Asking PunditBot about the game

Now there are obvious flaws with the current version I am showcasing above.

  • As I am using a static database of games from just 1 season PunditBot is only able to retrieve data from those games to find out the “last” game that occurred
    • This can be solved by adding a better way of getting the data
  • The UI includes unnecessary information around if “RAG mode” is enabled or not or what model is being used
  • The response is poorly formatted and hard to read
    • Some tweaking of the summariser prompt could be used to enforce new lines between the 2 game reports, plus other visual adjustments if necessary.

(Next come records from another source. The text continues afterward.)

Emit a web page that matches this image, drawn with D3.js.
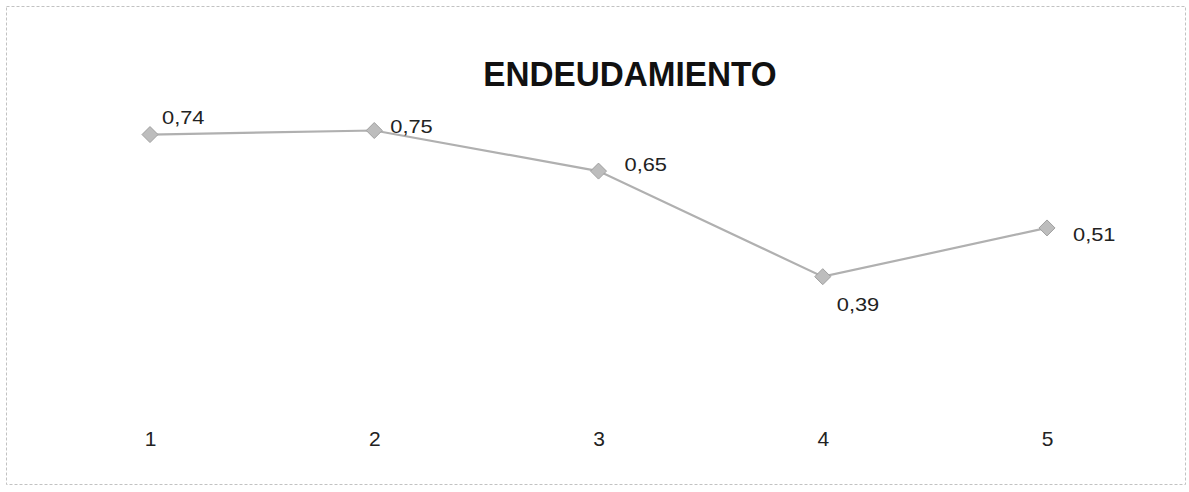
<!DOCTYPE html>
<html>
<head>
<meta charset="utf-8">
<script src="https://cdn.jsdelivr.net/npm/d3@7/dist/d3.min.js"></script>
<style>
  html, body { margin: 0; padding: 0; background: #fff; }
  svg { display: block; font-family: "Liberation Sans", Arial, sans-serif; }
</style>
</head>
<body>
<svg id="chart" width="1189" height="492"></svg>
<script>
const title = "ENDEUDAMIENTO";
const categories = ["1", "2", "3", "4", "5"];
const values = [0.74, 0.75, 0.65, 0.39, 0.51];
const valueLabels = ["0,74", "0,75", "0,65", "0,39", "0,51"];

// label placement (layout only)
const labelOffsets = [[12, -11], [16, 2], [26, 0], [14, 34], [26, 13]];

const svg = d3.select("#chart");

// frame
svg.append("rect")
  .attr("x", 6.5).attr("y", 6.5).attr("width", 1179).attr("height", 478)
  .attr("fill", "none").attr("stroke", "#c2c2c2").attr("stroke-width", 1)
  .attr("stroke-dasharray", "3,2");

// title
const tcx = 630, tby = 86;
svg.append("text")
  .attr("x", 0).attr("y", 0)
  .attr("text-anchor", "middle")
  .attr("font-size", 32).attr("font-weight", "bold")
  .attr("fill", "#111")
  .attr("transform", `translate(${tcx},${tby}) scale(1.04,1.1)`)
  .text(title);

const x = d3.scalePoint().domain(categories).range([150, 1047]);
const y = d3.scaleLinear().domain([0, 1]).range([435, 29]);

// category axis labels (no axis line)
const xAxis = d3.axisBottom(x).tickSize(0).tickPadding(0);
const gx = svg.append("g").attr("transform", "translate(0,0)").call(xAxis);
gx.select(".domain").remove();
gx.attr("font-size", null).attr("font-family", null);
gx.selectAll(".tick text")
  .attr("dy", null)
  .attr("y", 0)
  .attr("font-size", 20).attr("fill", "#222")
  .attr("transform", d => `translate(0,446) scale(1.05,1)`);

const data = categories.map((c, i) => ({ c, v: values[i], l: valueLabels[i], o: labelOffsets[i] }));

// line
svg.append("path")
  .datum(data)
  .attr("fill", "none")
  .attr("stroke", "#b0b0b0")
  .attr("stroke-width", 2.2)
  .attr("d", d3.line().x(d => x(d.c)).y(d => y(d.v)));

// markers: square diamonds
const r = 8;
svg.selectAll(".mk").data(data).enter().append("path")
  .attr("class", "mk")
  .attr("d", `M0,${-r}L${r},0L0,${r}L${-r},0Z`)
  .attr("transform", d => `translate(${x(d.c)},${y(d.v)})`)
  .attr("fill", "#bdbdbd").attr("stroke", "#a0a0a0").attr("stroke-width", 1);

// data labels
svg.selectAll(".lb").data(data).enter().append("text")
  .attr("class", "lb")
  .attr("x", 0).attr("y", 0)
  .attr("font-size", 19).attr("fill", "#222")
  .attr("transform", d => `translate(${x(d.c) + d.o[0]},${y(d.v) + d.o[1]}) scale(1.15,1)`)
  .text(d => d.l);
</script>
</body>
</html>
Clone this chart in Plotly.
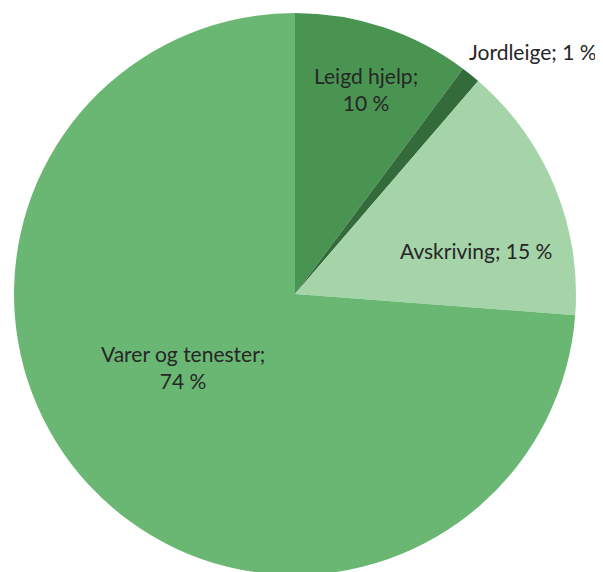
import plotly.graph_objects as go

categories = ["Leigd hjelp", "Jordleige", "Avskriving", "Varer og tenester"]
values = [10.2, 1.1, 14.9, 73.8]
colors = ["#4A9452", "#336B3A", "#A5D4A9", "#69B773"]

total = sum(values)
pct = [f"{round(v / total * 100)} %" for v in values]

# page body adds an 8px offset; work in screen pixels and subtract it
OFF = 8
W, H = 603, 572
cx, cy, r = 295, 294, 281

fig = go.Figure(go.Pie(
    labels=categories,
    values=values,
    sort=False,
    direction="clockwise",
    rotation=0,
    marker=dict(colors=colors, line=dict(width=0)),
    textinfo="none",
    hoverinfo="label+percent",
    showlegend=False,
    domain=dict(
        x=[(cx - r - OFF) / W, (cx + r - OFF) / W],
        y=[1 - (cy + r - OFF) / H, 1 - (cy - r - OFF) / H],
    ),
))

# label layout: (x px, y px, line break after label?)
label_pos = [
    (366, 89, True),
    (533, 52, False),
    (476, 250, False),
    (183, 367, True),
]
font = dict(family="Lato, Noto Sans, sans-serif", size=21, color="#262626")
for cat, p, (px, py, brk) in zip(categories, pct, label_pos):
    txt = f"{cat};<br>{p}" if brk else f"{cat}; {p}"
    fig.add_annotation(
        x=(px - OFF) / W, y=1 - (py - OFF) / H, xref="paper", yref="paper",
        text=txt, showarrow=False, font=font, align="center",
        xanchor="center", yanchor="middle",
    )

fig.update_layout(
    width=W, height=H,
    margin=dict(l=0, r=0, t=0, b=0),
    paper_bgcolor="white", plot_bgcolor="white",
)

fig.write_html("out.html")
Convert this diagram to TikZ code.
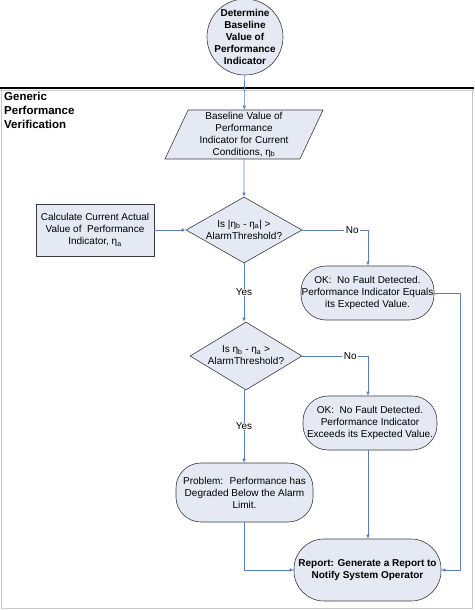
\documentclass[tikz,border=0pt]{standalone}
\usepackage{fontspec}
\setmainfont{Liberation Sans}
\usetikzlibrary{shapes.geometric,arrows.meta}
\definecolor{boxfill}{HTML}{E4E9F4}
\definecolor{boxline}{HTML}{3A3A3A}
\definecolor{flowblue}{HTML}{5B7FBC}
\definecolor{framegray}{HTML}{C8C8C8}
\begin{document}
\begin{tikzpicture}[x=1pt, y=-1pt,
    every node/.style={font=\fontsize{10}{12}\selectfont, align=center, inner sep=0pt},
    shapebox/.style={draw=boxline, fill=boxfill, line width=0.6pt},
    process/.style={shapebox, rectangle, minimum width=118pt, minimum height=52pt},
    terminal/.style={shapebox, rectangle, rounded corners=25pt},
    decision/.style={shapebox, diamond, minimum width=#1, minimum height=66pt},
    io/.style={shapebox, trapezium, trapezium left angle=63, trapezium right angle=117,
        trapezium stretches body, minimum width=158pt, minimum height=49pt},
    startnode/.style={shapebox, circle, minimum size=76pt},
    boldtext/.style={font=\bfseries\fontsize{10}{12}\selectfont},
    flow/.style={draw=flowblue, line width=0.6pt, -{Latex[length=4pt,width=3.5pt]}},
    answer/.style={fill=white, inner xsep=1.5pt}]
    \useasboundingbox (0,0) rectangle (474,610);

    % frame of the verification block
    \draw[framegray, line width=1.5pt] (1.5,89) -- (1.5,608.5) -- (472.5,608.5) -- (472.5,89);
    \draw[framegray, line width=0.8pt] (0,90.5) -- (474,90.5);
    \draw[black, line width=1.6pt] (0,88) -- (474,88);
    \node[anchor=north west, align=left, font=\bfseries\fontsize{11.5}{14}\selectfont] (title) at (4,91.5)
        {Generic\\Performance\\Verification};

    % shapes
    \node[startnode] (start) at (245,37) {};
    \node[boldtext] (starttxt) at (start) {Determine\\Baseline\\Value of\\Performance\\Indicator};

    \node[io] (base) at (244,134.5) {Baseline Value of\\Performance\\Indicator for Current\\Conditions, η\textsubscript{b}};

    \node[process] (calc) at (95,230) {Calculate Current Actual\\Value of~ Performance\\Indicator, η\textsubscript{a}};

    \node[decision=116pt] (dec1) at (244,230) {};
    \node (dec1txt) at (244,229.5) {Is |η\textsubscript{b} - η\textsubscript{a}| >\\AlarmThreshold?};

    \node[decision=112pt, minimum height=68pt] (dec2) at (246,356) {};
    \node (dec2txt) at (246,355.5) {Is η\textsubscript{b} - η\textsubscript{a} >\\AlarmThreshold?};

    \node[terminal, minimum width=133pt, minimum height=54pt] (okeq) at (367.5,293)
        {OK:~ No Fault Detected.\\Performance Indicator Equals\\its Expected Value.};
    \node[terminal, minimum width=134pt, minimum height=54pt] (okex) at (370,423)
        {OK:~ No Fault Detected.\\Performance Indicator\\Exceeds its Expected Value.};
    \node[terminal, minimum width=137pt, minimum height=59pt] (problem) at (244.5,492.5)
        {Problem:~ Performance has\\Degraded Below the Alarm\\Limit.};
    \node[terminal, boldtext, minimum width=147pt, minimum height=62pt, rounded corners=30pt] (report) at (367.5,570)
        {Report: Generate a Report to\\Notify System Operator};

    % connectors
    \draw[flow] (start) -- (base);
    \draw[flow] (base) -- (dec1);
    \draw[flow] (calc) -- (dec1);
    \draw[flow] (dec1.east) -- node[answer, pos=0.76] (no1) {No} (368,230) -- (368,230 |- okeq.north);
    \draw[flow] (dec1.south) -- node[answer] (yes1) {Yes} (dec2.north -| dec1.south);
    \draw[flow] (dec2.east) -- node[answer, pos=0.73] (no2) {No} (368,356) -- (368,356 |- okex.north);
    \draw[flow] (dec2.south -| dec1.south) -- node[answer, pos=0.5] (yes2) {Yes} (problem.north -| dec1.south);
    \draw[flow] (okeq.east) -- (460,293) -- (460,570) -- (report.east);
    \draw[flow] (okex.south -| 368,0) -- (report.north -| 368,0);
    \draw[flow] (problem.south -| dec1.south) -- (244,570) -- (report.west);
\end{tikzpicture}
\end{document}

Ultimately, this article is concerned with the application of utilising an LLM with external tool. What has been proven here is it is possible to take an LLM model like GPT-3.5 and add new functionality around it to make it more useful for specific applications. There are frameworks (such as LangChain) that are entirely based on this idea. The idea could be taken a lot further by plugging in more tools - for example we could return a video highlight of the winning goal to both games and render that beneath the game reports.

With some surrounding logic it’s possible to achieve a lot more functionality with existing LLMs. I hope you found this interesting and potentially inspiring into what’s possible in this area of the AI space.